# SOURCE DATA
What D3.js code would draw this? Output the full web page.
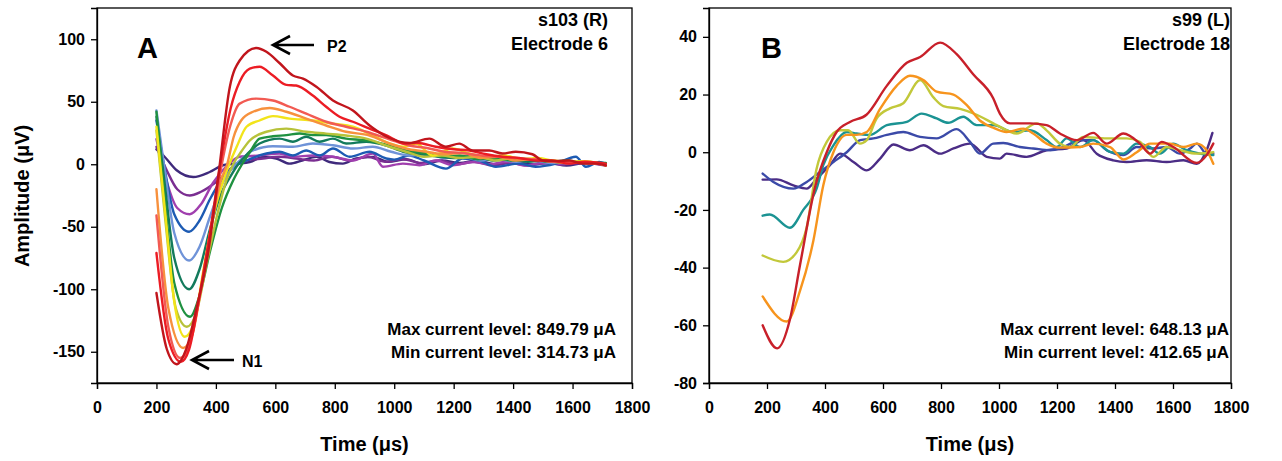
<!DOCTYPE html>
<html><head><meta charset="utf-8">
<script src="https://cdn.jsdelivr.net/npm/d3@7"></script>
<style>
body{margin:0;background:#fff}
svg text{font-family:"Liberation Sans",Arial,sans-serif;font-weight:bold;fill:#000}
</style>
</head><body>
<svg id="c" width="1282" height="461"></svg>
<script>
// ---------- shared axis data ----------
const timeTicks = [0,200,400,600,800,1000,1200,1400,1600,1800];
const ampTicksA = [-150,-100,-50,0,50,100];
const ampTicksB = [-80,-60,-40,-20,0,20,40];

// ---------- Panel A: s103 (R), Electrode 6 — [time µs, amplitude µV] ----------
const darkRedA = [[200,-103],[235,-148],[268,-160],[300,-148],[335,-115],[373,-72],[408,-10],[447,62],[480,83],[536,93],[570,90],[614,81],[659,71],[693,68.5],[738,62],[794,51],[861,43],[917,31],[984,21],[1051,17],[1118,20.5],[1174,14],[1219,16.5],[1264,11],[1320,11],[1364,8.6],[1409,10],[1465,8],[1499,3],[1544,2.6],[1589,3],[1634,0.5],[1678,0.5],[1712,-1]];
const redA = [[200,-71],[240,-140],[282,-158],[310,-148],[345,-105],[380,-55],[415,0],[450,45],[480,66],[514,76.5],[547,78],[592,71],[637,63.5],[670,63],[726,55],[771,46],[816,38],[861,34],[917,28.5],[984,22],[1031,16.6],[1080,17],[1140,14],[1200,12],[1253,11],[1310,8],[1364,6],[1420,5],[1476,3],[1530,3],[1589,0.5],[1640,2],[1712,0.5]];
const salmonA = [[200,-41],[240,-130],[280,-155],[310,-145],[350,-100],[385,-50],[420,0],[450,32],[480,48.5],[536,52.5],[592,51],[648,46],[704,40.5],[771,34],[838,30],[906,26],[984,20],[1050,15],[1110,13],[1170,10],[1230,9],[1290,7],[1350,6],[1410,5],[1470,4],[1530,2],[1590,2],[1650,1],[1712,0]];
const orangeA = [[200,-20],[240,-115],[290,-147],[320,-137],[355,-92],[390,-42],[418,-12],[438,0],[460,22],[485,35],[525,42],[581,45],[637,42],[704,36.5],[771,31],[838,26],[917,23],[984,16.6],[1050,12],[1110,10],[1170,8],[1230,9],[1290,5],[1350,6],[1410,3],[1470,4],[1530,2],[1590,1],[1650,2],[1712,-1]];
const yellowA = [[200,30],[230,-40],[260,-110],[295,-138],[325,-128],[360,-82],[395,-38],[425,-13],[445,0],[470,14],[503,30],[547,35],[592,38.5],[648,36.5],[726,35],[794,32.5],[861,30],[928,23],[984,16.6],[1030,14],[1073,16.6],[1129,7],[1196,12.6],[1253,8.6],[1310,6],[1370,7],[1430,4],[1480,5],[1533,3],[1589,1.8],[1640,2.5],[1712,-0.8]];
const oliveA = [[200,27],[230,-45],[265,-115],[302,-130],[335,-118],[370,-78],[405,-40],[435,-13],[458,0],[485,10],[514,19],[570,26],[637,28.5],[704,26],[771,24.5],[838,23],[906,20.5],[984,14],[1040,10],[1100,6],[1160,7],[1220,5],[1280,6],[1340,3],[1400,5],[1460,4],[1520,3],[1580,2],[1640,1],[1712,0]];
const greenA = [[200,42],[225,-20],[260,-95],[313,-122],[345,-105],[380,-70],[420,-35],[458,-13],[488,0],[515,10],[547,20.5],[592,22.4],[637,23.3],[682,24.6],[726,23.3],[771,23.3],[838,20.5],[906,19],[984,15],[1040,11],[1100,9],[1160,6],[1220,7],[1280,4],[1340,5],[1400,3],[1460,4],[1520,2],[1580,3],[1640,1],[1712,1]];
const tealA = [[200,38],[225,-10],[260,-75],[310,-100],[345,-84],[380,-52],[415,-25],[446,-11],[475,0],[505,8],[547,16.6],[614,20.5],[659,18],[704,22],[749,18],[794,20.5],[838,16.6],[906,18],[973,15],[1030,10],[1090,8],[1150,6],[1210,5],[1270,7],[1330,3],[1390,4],[1450,2],[1510,3],[1570,1],[1630,2],[1712,0]];
const lightBlueA = [[200,43],[225,0],[260,-55],[310,-77],[345,-66],[380,-42],[425,-14],[455,-3],[490,5],[525,11],[592,14.4],[659,14],[726,16.6],[794,15.2],[861,12.6],[928,14],[990,10],[1050,7],[1110,8],[1170,5],[1230,6],[1290,3],[1350,4],[1410,2],[1470,3],[1530,1],[1590,2],[1650,1],[1712,0]];
const blueA = [[200,35],[225,0],[260,-40],[310,-54],[345,-45],[380,-28],[420,-12],[460,-2],[503,3],[570,8.6],[614,10],[659,7],[704,11],[749,7],[794,12.6],[850,6],[917,10],[973,4.6],[1000,3.7],[1050,7],[1100,3],[1174,-3.5],[1230,4.6],[1286,3],[1342,-2],[1420,0.5],[1476,-2],[1544,0.5],[1611,6],[1645,-2],[1689,1.8],[1712,0.5]];
const magentaA = [[200,20],[230,-10],[270,-35],[312,-40],[350,-32],[390,-15],[430,-3],[480,6],[547,7],[614,8.6],[659,6],[726,7],[794,6],[861,3],[928,8.6],[962,-2],[1029,0.5],[1085,-0.8],[1141,3],[1197,-0.8],[1264,1.8],[1320,0],[1380,2],[1440,-1],[1500,1],[1560,0],[1620,2],[1712,0]];
const violetA = [[200,14],[235,-5],[270,-20],[312,-25],[350,-22],[402,-14],[458,-2],[503,3],[559,4.6],[614,6],[670,4.6],[730,3],[790,6],[850,3],[910,6],[970,2],[1030,4],[1090,1],[1150,3],[1210,0],[1270,2],[1330,-1],[1390,1],[1450,-1],[1510,1],[1570,0],[1640,1],[1712,-1]];
const indigoA = [[200,12],[228,5.8],[268,-4.8],[324,-10.2],[379,-6.2],[424,-0.8],[469,0.5],[514,1.8],[559,5.9],[603,4.6],[648,0.5],[693,3.2],[738,5.9],[782,1.8],[827,0.5],[872,4.6],[928,5.9],[980,2],[1040,4],[1100,0],[1160,3],[1220,1],[1280,3],[1340,0],[1400,2],[1460,0],[1520,1],[1580,-1],[1640,1],[1712,0]];

const seriesA = [indigoA, violetA, magentaA, blueA, lightBlueA, tealA, greenA, oliveA, yellowA, orangeA, salmonA, redA, darkRedA];
const colorsA = ["#3f2a7c","#7a2e91","#a03fae","#1d5bb3","#6f93d8","#137a5c","#1f9140","#b7c23a","#f2e41a","#f7913d","#f25a52","#ec1c24","#c1151c"];

// ---------- Panel B: s99 (L), Electrode 18 ----------
const redB = [[185,-60],[235,-68],[279,-58],[314,-39],[366,-12],[406,0],[440,7],[486,10.5],[543,13],[613,23],[682,31],[728,33],[797,38],[854,34],[911,27],[980,18.7],[1003,13.4],[1038,10],[1107,10],[1164,9.4],[1210,6.5],[1268,4.2],[1325,6.7],[1371,3],[1429,6.5],[1486,3],[1521,-0.5],[1561,3.6],[1601,1.8],[1682,-3.7],[1716,-1],[1739,3]];
const orangeB = [[185,-50],[268,-58.7],[314,-48],[360,-30.6],[394,-11.5],[429,0],[475,6],[509,6],[544,7],[590,15],[647,23],[693,26.5],[739,25],[785,21],[843,20],[889,16.3],[934,11],[980,8.5],[1026,7],[1084,8.2],[1118,6.5],[1164,3],[1210,1.6],[1279,1.8],[1325,3],[1383,1.8],[1429,-2.5],[1475,0],[1521,3],[1590,3],[1636,1.8],[1682,3],[1716,0.7],[1739,-4]];
const oliveB = [[185,-35.8],[256,-38],[302,-34.7],[337,-26],[371,-5.7],[406,3.6],[452,7.6],[480,7.6],[520,3],[544,4.2],[578,11.7],[624,15.2],[670,17],[728,25],[774,19],[808,16],[866,15],[923,13],[992,9.4],[1061,6.5],[1130,10],[1164,7.6],[1210,3],[1245,1.8],[1291,5.3],[1371,4.8],[1440,4.8],[1486,3.6],[1532,-1.6],[1578,1.8],[1624,0.7],[1682,-0.5],[1739,0]];
const tealB = [[185,-22],[210,-21.6],[279,-26.2],[325,-20],[371,-12.6],[394,-4.5],[429,2.4],[475,7],[509,6.5],[555,6],[613,9.4],[682,10.5],[733,13.4],[785,11.7],[825,10.2],[877,12.3],[923,9.4],[980,9.4],[1049,7],[1107,7.6],[1164,4.2],[1199,1.8],[1233,4.8],[1279,1.8],[1325,4.2],[1383,0.1],[1429,-0.5],[1475,3],[1521,1.8],[1555,-0.5],[1601,3],[1647,0.7],[1693,-0.5],[1739,-1]];
const blueB = [[185,-7.4],[222,-10.3],[291,-12.6],[337,-10.3],[383,-6.8],[429,-3.4],[475,0],[521,4.2],[567,4.8],[613,6],[670,7],[728,5.3],[785,4.8],[854,8],[900,3.6],[934,-0.5],[980,3],[1015,3.2],[1072,1.8],[1118,1.3],[1176,0.7],[1222,1.8],[1279,4.2],[1325,4.2],[1371,0.7],[1429,-1],[1475,1.8],[1532,1.3],[1578,1.8],[1624,-0.5],[1659,1.3],[1682,3],[1716,-0.5],[1739,-0.5]];
const indigoB = [[185,-9.5],[233,-9.4],[291,-11.5],[337,-12.6],[371,-9.2],[417,-4.5],[452,-0.5],[498,-3.4],[544,-6.3],[590,-2.2],[636,2.7],[693,0.7],[739,2.4],[797,-0.5],[843,1.3],[900,3],[958,-1.6],[1003,-2.2],[1026,-0.5],[1095,-1.6],[1164,0.7],[1233,1.3],[1291,4.2],[1337,-0.5],[1394,-2.8],[1440,-3.4],[1509,-2.8],[1578,-3.4],[1636,-2.8],[1682,-4],[1716,0.7],[1736,6.7]];

const seriesB = [indigoB, blueB, tealB, oliveB, orangeB, redB];
const colorsB = ["#4b2d86","#3b4aa8","#1b9393","#c2c83a","#f7941d","#c8202a"];

// ---------- drawing ----------
const svg = d3.select("#c");
const TOP = 8, BOT = 383;

function panel(o){
  const x = d3.scaleLinear().domain([0,1800]).range([o.x0,o.x1]);
  const y = d3.scaleLinear().domain(o.yDom).range([BOT,TOP]);
  const g = svg.append("g");

  const line = d3.line().x(d=>x(d[0])).y(d=>y(d[1])).curve(d3.curveMonotoneX);
  g.selectAll("path.s").data(o.series).join("path")
    .attr("class","s").attr("d",line).attr("fill","none")
    .attr("stroke",(d,i)=>o.colors[i]).attr("stroke-width",2.4)
    .attr("stroke-linejoin","round").attr("stroke-linecap","round");

  g.append("rect").attr("x",o.x0).attr("y",TOP).attr("width",o.x1-o.x0).attr("height",BOT-TOP)
    .attr("fill","none").attr("stroke","#000").attr("stroke-width",1.3);

  const xa = g.append("g").attr("transform",`translate(0,${BOT})`)
    .call(d3.axisBottom(x).tickValues(timeTicks).tickSize(6).tickFormat(String));
  const ya = g.append("g").attr("transform",`translate(${o.x0},0)`)
    .call(d3.axisLeft(y).tickValues(o.yTicks).tickSize(6).tickPadding(6).tickFormat(String));
  [xa,ya].forEach(a=>{
    a.select(".domain").attr("stroke","#000").attr("stroke-width",1.3);
    a.selectAll(".tick line").attr("stroke","#000").attr("stroke-width",1.3);
    a.selectAll("text").style("font-size","16px").style("font-family","'Liberation Sans',Arial,sans-serif").style("font-weight","bold");
  });
  xa.selectAll("text").attr("dy",null).attr("y",30);

  g.append("text").attr("x",(o.x0+o.x1)/2).attr("y",451).attr("text-anchor","middle")
    .style("font-size","20px").text("Time (μs)");

  g.append("text").attr("x",o.letterX).attr("y",58).style("font-size","29px").text(o.letter);
  g.append("text").attr("x",o.infoX).attr("y",26).attr("text-anchor","end").style("font-size","18px").text(o.info1);
  g.append("text").attr("x",o.infoX).attr("y",50).attr("text-anchor","end").style("font-size","18px").text(o.info2);
  g.append("text").attr("x",o.curX).attr("y",335).attr("text-anchor","end").style("font-size","17px").text(o.cur1);
  g.append("text").attr("x",o.curX).attr("y",358).attr("text-anchor","end").style("font-size","17px").text(o.cur2);
  return g;
}

panel({x0:97,x1:632,yDom:[-175,125],yTicks:ampTicksA,series:seriesA,colors:colorsA,
  letter:"A",letterX:137,info1:"s103 (R)",info2:"Electrode 6",infoX:608,
  cur1:"Max current level: 849.79 μA",cur2:"Min current level: 314.73 μA",curX:616});
panel({x0:709,x1:1231,yDom:[-80,50],yTicks:ampTicksB,series:seriesB,colors:colorsB,
  letter:"B",letterX:761,info1:"s99 (L)",info2:"Electrode 18",infoX:1230,
  cur1:"Max current level: 648.13 μA",cur2:"Min current level: 412.65  μA",curX:1229});

// y-axis title
svg.append("text").attr("transform","translate(29,196) rotate(-90)").attr("text-anchor","middle")
  .style("font-size","20px").text("Amplitude (μV)");

// annotation arrows (P2, N1)
function arrow(tipX,tipY,tailX,label,labelX){
  svg.append("path").attr("d",`M${tipX+17},${tipY-9}L${tipX},${tipY}L${tipX+17},${tipY+9}M${tipX},${tipY}L${tailX},${tipY}`)
    .attr("fill","none").attr("stroke","#000").attr("stroke-width",2.6);
  svg.append("text").attr("x",labelX).attr("y",tipY+7).style("font-size","16px").text(label);
}
arrow(273,45,314,"P2",327);
arrow(192,360,234,"N1",242);
</script>
</body></html>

# EXERCISE INSTRUCTIONS
Reproduce the material above exactly, first line through the line that contains "const ampTicksB = [-80,-60,-40,-20,0,20,40];", minus the pictures.

# COMPLETE RESPONSE
What D3.js code would draw this? Output the full web page.
<!DOCTYPE html>
<html><head><meta charset="utf-8">
<script src="https://cdn.jsdelivr.net/npm/d3@7"></script>
<style>
body{margin:0;background:#fff}
svg text{font-family:"Liberation Sans",Arial,sans-serif;font-weight:bold;fill:#000}
</style>
</head><body>
<svg id="c" width="1282" height="461"></svg>
<script>
// ---------- shared axis data ----------
const timeTicks = [0,200,400,600,800,1000,1200,1400,1600,1800];
const ampTicksA = [-150,-100,-50,0,50,100];
const ampTicksB = [-80,-60,-40,-20,0,20,40];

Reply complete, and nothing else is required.